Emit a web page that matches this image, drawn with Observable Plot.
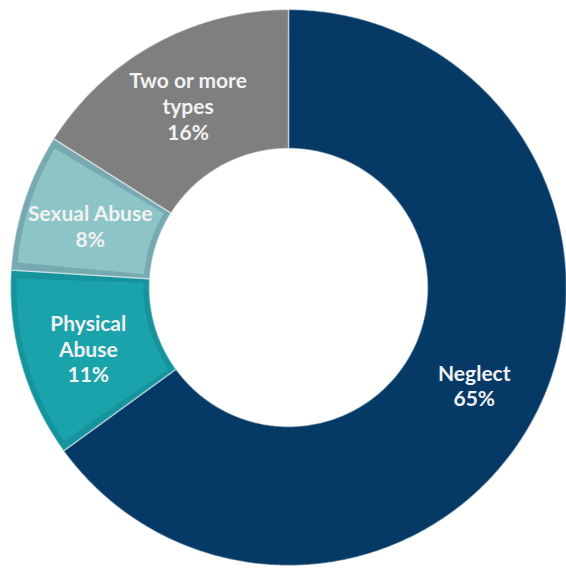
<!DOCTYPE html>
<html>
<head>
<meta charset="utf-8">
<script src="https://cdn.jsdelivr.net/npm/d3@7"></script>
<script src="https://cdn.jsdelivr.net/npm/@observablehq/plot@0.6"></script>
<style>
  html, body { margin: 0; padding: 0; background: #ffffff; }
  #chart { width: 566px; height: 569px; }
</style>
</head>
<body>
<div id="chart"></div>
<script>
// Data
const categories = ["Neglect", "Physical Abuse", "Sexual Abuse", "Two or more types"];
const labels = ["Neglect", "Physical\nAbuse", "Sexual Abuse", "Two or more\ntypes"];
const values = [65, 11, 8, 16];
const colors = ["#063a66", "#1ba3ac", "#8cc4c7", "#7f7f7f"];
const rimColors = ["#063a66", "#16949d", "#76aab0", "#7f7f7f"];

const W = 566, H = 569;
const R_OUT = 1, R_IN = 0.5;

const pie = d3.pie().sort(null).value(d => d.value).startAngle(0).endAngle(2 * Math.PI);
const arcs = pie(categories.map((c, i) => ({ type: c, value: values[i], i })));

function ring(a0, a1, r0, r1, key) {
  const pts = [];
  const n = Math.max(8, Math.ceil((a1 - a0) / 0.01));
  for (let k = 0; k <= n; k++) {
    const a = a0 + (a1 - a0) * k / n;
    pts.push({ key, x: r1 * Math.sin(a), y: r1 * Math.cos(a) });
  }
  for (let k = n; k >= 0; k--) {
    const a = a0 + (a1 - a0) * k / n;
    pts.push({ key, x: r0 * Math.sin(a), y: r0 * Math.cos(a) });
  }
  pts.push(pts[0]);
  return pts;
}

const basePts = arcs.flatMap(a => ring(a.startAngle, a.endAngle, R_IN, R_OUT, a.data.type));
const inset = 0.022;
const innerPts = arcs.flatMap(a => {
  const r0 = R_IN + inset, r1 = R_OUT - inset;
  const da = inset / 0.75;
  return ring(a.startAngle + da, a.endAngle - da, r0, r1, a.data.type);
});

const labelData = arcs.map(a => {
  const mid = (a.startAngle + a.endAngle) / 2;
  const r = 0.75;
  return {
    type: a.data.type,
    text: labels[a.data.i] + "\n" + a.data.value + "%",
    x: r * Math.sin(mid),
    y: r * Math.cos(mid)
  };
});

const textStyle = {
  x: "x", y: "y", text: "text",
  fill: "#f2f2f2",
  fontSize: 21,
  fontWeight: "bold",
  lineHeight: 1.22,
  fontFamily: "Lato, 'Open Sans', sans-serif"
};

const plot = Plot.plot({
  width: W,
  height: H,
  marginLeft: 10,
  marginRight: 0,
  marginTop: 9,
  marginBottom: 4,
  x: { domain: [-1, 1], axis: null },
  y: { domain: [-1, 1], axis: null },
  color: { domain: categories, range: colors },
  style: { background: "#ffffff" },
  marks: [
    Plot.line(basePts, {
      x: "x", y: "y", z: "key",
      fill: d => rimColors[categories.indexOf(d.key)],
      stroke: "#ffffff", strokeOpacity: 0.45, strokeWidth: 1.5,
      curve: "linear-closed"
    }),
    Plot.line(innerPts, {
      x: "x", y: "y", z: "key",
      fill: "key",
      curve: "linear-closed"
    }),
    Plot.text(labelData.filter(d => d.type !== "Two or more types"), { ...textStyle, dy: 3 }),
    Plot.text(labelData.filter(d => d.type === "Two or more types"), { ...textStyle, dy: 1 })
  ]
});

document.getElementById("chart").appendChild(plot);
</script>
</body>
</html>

-- -- --

INSTRUCTION => Each line of the data is to be duplicated exactly; pictures stay out of the copy.

EXERCISE OUTPUT =>
Emit a web page that matches this image, drawn with Observable Plot.
<!DOCTYPE html>
<html>
<head>
<meta charset="utf-8">
<script src="https://cdn.jsdelivr.net/npm/d3@7"></script>
<script src="https://cdn.jsdelivr.net/npm/@observablehq/plot@0.6"></script>
<style>
  html, body { margin: 0; padding: 0; background: #ffffff; }
  #chart { width: 566px; height: 569px; }
</style>
</head>
<body>
<div id="chart"></div>
<script>
// Data
const categories = ["Neglect", "Physical Abuse", "Sexual Abuse", "Two or more types"];
const labels = ["Neglect", "Physical\nAbuse", "Sexual Abuse", "Two or more\ntypes"];
const values = [65, 11, 8, 16];
const colors = ["#063a66", "#1ba3ac", "#8cc4c7", "#7f7f7f"];
const rimColors = ["#063a66", "#16949d", "#76aab0", "#7f7f7f"];

const W = 566, H = 569;
const R_OUT = 1, R_IN = 0.5;

const pie = d3.pie().sort(null).value(d => d.value).startAngle(0).endAngle(2 * Math.PI);
const arcs = pie(categories.map((c, i) => ({ type: c, value: values[i], i })));

function ring(a0, a1, r0, r1, key) {
  const pts = [];
  const n = Math.max(8, Math.ceil((a1 - a0) / 0.01));
  for (let k = 0; k <= n; k++) {
    const a = a0 + (a1 - a0) * k / n;
    pts.push({ key, x: r1 * Math.sin(a), y: r1 * Math.cos(a) });
  }
  for (let k = n; k >= 0; k--) {
    const a = a0 + (a1 - a0) * k / n;
    pts.push({ key, x: r0 * Math.sin(a), y: r0 * Math.cos(a) });
  }
  pts.push(pts[0]);
  return pts;
}

const basePts = arcs.flatMap(a => ring(a.startAngle, a.endAngle, R_IN, R_OUT, a.data.type));
const inset = 0.022;
const innerPts = arcs.flatMap(a => {
  const r0 = R_IN + inset, r1 = R_OUT - inset;
  const da = inset / 0.75;
  return ring(a.startAngle + da, a.endAngle - da, r0, r1, a.data.type);
});

const labelData = arcs.map(a => {
  const mid = (a.startAngle + a.endAngle) / 2;
  const r = 0.75;
  return {
    type: a.data.type,
    text: labels[a.data.i] + "\n" + a.data.value + "%",
    x: r * Math.sin(mid),
    y: r * Math.cos(mid)
  };
});

const textStyle = {
  x: "x", y: "y", text: "text",
  fill: "#f2f2f2",
  fontSize: 21,
  fontWeight: "bold",
  lineHeight: 1.22,
  fontFamily: "Lato, 'Open Sans', sans-serif"
};

const plot = Plot.plot({
  width: W,
  height: H,
  marginLeft: 10,
  marginRight: 0,
  marginTop: 9,
  marginBottom: 4,
  x: { domain: [-1, 1], axis: null },
  y: { domain: [-1, 1], axis: null },
  color: { domain: categories, range: colors },
  style: { background: "#ffffff" },
  marks: [
    Plot.line(basePts, {
      x: "x", y: "y", z: "key",
      fill: d => rimColors[categories.indexOf(d.key)],
      stroke: "#ffffff", strokeOpacity: 0.45, strokeWidth: 1.5,
      curve: "linear-closed"
    }),
    Plot.line(innerPts, {
      x: "x", y: "y", z: "key",
      fill: "key",
      curve: "linear-closed"
    }),
    Plot.text(labelData.filter(d => d.type !== "Two or more types"), { ...textStyle, dy: 3 }),
    Plot.text(labelData.filter(d => d.type === "Two or more types"), { ...textStyle, dy: 1 })
  ]
});

document.getElementById("chart").appendChild(plot);
</script>
</body>
</html>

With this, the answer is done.